Il biologico sembra vivere un momento di grande attenzione da parte del legislatore italiano con l’avvio al completamento dell’iter legislativo al governo centrale per una legge in materia (vedi news) e per la nuova collaborazione tra CSQA e IGEA Srl per le certificazioni bio nel Mezzogiorno d’Italia.
A breve verrà istituito anche un tavolo tecnico al Mipaaf che comprenderà esperti e tecnici per individuare le criticità del settore. Intanto, sempre il governo ha emanato un bando per la ricerca sul biologico con risorse pari a 4,2 milioni di euro.
CSQA è il principale Organismo di Certificazione in Italia nel settore agricolo e alimentare con oltre 65 prodotti DOP, IGP, STG controllati e decine di migliaia di aziende certificate in ambito volontario. Sul fronte del Biologico, come Organismo di Controllo autorizzato dal MIPAAF con codice IT-BIO-021, si occupa dello sviluppo delle certificazioni relative all’Agricoltura Biologica, intesa sia come produzione primaria sia come trasformazione dei prodotti, nonché dei prodotti no-food che utilizzano ingredienti agricoli biologici e tecniche produttive che seguono i principi dell’agricoltura biologica.
È notizia recente di un nuovo e rinnovato partenariato tra organismi di settore nell’ottica di azioni strategiche condivise.
A tale riguardo, abbiamo interpellato Maurizio Agostino, Responsabile CSQUA, (nella foto) per il Sud Italia: “Siamo una società specializzata nell’agroalimentare da 26 anni, il nostro nucleo storico è nato con il biologico, ci interfacciamo con diversi organismi di certificazioni per le cinque regioni meridionali.
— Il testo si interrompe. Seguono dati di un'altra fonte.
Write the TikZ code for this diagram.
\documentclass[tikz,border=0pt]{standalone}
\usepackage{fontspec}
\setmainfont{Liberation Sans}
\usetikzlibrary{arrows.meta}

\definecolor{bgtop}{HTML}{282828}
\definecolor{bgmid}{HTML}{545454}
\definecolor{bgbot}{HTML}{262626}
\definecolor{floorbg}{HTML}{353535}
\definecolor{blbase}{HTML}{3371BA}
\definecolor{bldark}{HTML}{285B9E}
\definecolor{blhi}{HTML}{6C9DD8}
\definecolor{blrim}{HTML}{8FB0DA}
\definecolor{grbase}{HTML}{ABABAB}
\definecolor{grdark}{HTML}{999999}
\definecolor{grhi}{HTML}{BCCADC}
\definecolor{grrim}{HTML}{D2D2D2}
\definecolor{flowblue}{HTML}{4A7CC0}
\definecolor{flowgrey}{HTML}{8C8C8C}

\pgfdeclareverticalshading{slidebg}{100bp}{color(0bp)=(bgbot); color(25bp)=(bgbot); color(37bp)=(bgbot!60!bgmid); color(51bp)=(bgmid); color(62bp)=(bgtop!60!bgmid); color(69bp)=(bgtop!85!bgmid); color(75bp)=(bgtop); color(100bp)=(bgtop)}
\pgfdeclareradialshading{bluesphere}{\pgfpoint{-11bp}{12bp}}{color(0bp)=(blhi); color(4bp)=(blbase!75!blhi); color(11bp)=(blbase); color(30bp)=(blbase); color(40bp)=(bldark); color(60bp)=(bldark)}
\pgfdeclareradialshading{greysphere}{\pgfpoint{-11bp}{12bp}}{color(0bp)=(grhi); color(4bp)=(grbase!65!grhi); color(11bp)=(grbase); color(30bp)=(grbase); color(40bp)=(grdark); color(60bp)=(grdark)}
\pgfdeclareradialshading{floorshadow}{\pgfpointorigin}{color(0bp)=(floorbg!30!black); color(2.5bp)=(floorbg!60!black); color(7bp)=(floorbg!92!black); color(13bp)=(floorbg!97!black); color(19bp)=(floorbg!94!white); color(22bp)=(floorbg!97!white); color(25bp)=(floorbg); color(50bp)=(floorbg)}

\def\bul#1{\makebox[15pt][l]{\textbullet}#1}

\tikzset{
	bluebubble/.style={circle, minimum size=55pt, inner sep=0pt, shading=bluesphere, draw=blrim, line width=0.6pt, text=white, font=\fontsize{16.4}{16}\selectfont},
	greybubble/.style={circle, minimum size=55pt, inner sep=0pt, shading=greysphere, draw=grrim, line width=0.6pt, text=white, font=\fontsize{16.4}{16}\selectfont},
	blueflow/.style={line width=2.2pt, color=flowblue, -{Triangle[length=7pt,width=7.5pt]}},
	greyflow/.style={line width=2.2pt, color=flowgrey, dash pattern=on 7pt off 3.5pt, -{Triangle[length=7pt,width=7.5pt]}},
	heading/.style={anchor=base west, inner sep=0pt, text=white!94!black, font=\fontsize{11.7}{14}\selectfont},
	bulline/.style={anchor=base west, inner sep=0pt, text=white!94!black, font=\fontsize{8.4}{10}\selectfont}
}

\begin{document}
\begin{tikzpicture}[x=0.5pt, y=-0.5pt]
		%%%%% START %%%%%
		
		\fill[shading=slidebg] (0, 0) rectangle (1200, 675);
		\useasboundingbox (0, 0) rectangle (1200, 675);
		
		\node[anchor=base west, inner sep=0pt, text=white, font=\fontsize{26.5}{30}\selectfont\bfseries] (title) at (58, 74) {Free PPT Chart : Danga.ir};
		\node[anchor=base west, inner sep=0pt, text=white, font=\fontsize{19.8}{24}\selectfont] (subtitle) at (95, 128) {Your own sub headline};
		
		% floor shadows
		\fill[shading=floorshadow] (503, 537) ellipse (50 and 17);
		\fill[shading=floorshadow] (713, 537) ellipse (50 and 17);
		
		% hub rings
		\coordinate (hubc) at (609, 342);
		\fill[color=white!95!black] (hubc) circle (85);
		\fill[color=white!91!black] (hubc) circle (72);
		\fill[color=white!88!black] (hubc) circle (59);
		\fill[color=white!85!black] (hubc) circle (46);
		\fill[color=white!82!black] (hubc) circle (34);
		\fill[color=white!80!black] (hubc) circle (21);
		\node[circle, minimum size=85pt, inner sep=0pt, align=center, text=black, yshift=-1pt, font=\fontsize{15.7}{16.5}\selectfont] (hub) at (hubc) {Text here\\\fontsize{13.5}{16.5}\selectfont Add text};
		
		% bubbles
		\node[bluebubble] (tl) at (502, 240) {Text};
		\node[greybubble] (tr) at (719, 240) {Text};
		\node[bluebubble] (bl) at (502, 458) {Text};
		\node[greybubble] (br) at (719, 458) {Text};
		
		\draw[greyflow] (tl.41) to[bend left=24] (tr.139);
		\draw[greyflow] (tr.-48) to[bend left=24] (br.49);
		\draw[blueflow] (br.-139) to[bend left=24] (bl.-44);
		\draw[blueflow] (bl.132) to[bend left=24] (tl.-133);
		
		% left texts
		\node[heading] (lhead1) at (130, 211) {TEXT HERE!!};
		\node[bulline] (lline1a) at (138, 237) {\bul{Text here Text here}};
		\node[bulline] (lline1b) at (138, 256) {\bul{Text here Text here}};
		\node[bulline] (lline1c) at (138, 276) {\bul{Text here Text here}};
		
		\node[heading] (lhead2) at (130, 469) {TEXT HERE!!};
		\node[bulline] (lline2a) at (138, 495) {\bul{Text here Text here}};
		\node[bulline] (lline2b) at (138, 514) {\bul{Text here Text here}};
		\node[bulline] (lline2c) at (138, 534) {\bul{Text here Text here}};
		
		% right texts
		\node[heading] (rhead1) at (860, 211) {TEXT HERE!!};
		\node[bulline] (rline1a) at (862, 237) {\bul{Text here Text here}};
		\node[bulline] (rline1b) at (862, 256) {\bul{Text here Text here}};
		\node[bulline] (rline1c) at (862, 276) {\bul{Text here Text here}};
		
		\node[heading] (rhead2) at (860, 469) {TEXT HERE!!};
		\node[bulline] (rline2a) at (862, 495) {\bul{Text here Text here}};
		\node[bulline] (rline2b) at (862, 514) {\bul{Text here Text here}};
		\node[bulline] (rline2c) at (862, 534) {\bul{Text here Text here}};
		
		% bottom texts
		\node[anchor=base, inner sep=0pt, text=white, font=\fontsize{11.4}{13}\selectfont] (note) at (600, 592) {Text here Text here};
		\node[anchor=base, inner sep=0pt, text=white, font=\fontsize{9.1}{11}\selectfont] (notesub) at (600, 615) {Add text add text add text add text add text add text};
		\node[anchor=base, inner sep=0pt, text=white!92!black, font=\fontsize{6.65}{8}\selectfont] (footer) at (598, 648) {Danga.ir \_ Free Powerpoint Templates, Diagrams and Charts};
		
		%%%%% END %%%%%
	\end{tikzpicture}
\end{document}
Abbiamo ben chiara l’idea di un partenariato strategico e lo portiamo avanti per accorpare le certificazioni nell’agro-alimentate senza fare più distinzioni per il bio. A nostro modo di vedere le cose se una coltura è pronta per la commercializzazione, meglio ancora per la grande distribuzione sarebbe dispersivo e poco pragmatico azionare la macchina dei controlli e delle certificazioni in modo distinto, seguendo in modo alternato una volta l’iter previsto per la coltura in quanto agro-alimentare e l’atro perché bio. Uno spreco di tempo, mezzi e risorse che non fa bene a nessuno. La costituzione di un’unica sede per il Mezzogiorno d’Italia a Vibo Valentia in partnership con IGEA ci consentirà di intraprendere un lavoro di studio e analisi dei territori sempre nell’ottica delle grandi reti aziendali anche in vista dell’individuazione di brand identificativi di questa o quell’area come sta avvenendo nel Metapontino per la fragola”.
Insomma, una progettualità che sicuramente aiuterà il bio a sollevarsi da cordate di nicchia in cui fino ad ora era relegato e che, allo stesso tempo, si prospetta come una grande opportunità per le aziende agricole e agroalimentari. Finalmente, si va verso il marchio biologico italiano per garantire trasparenza e filiera.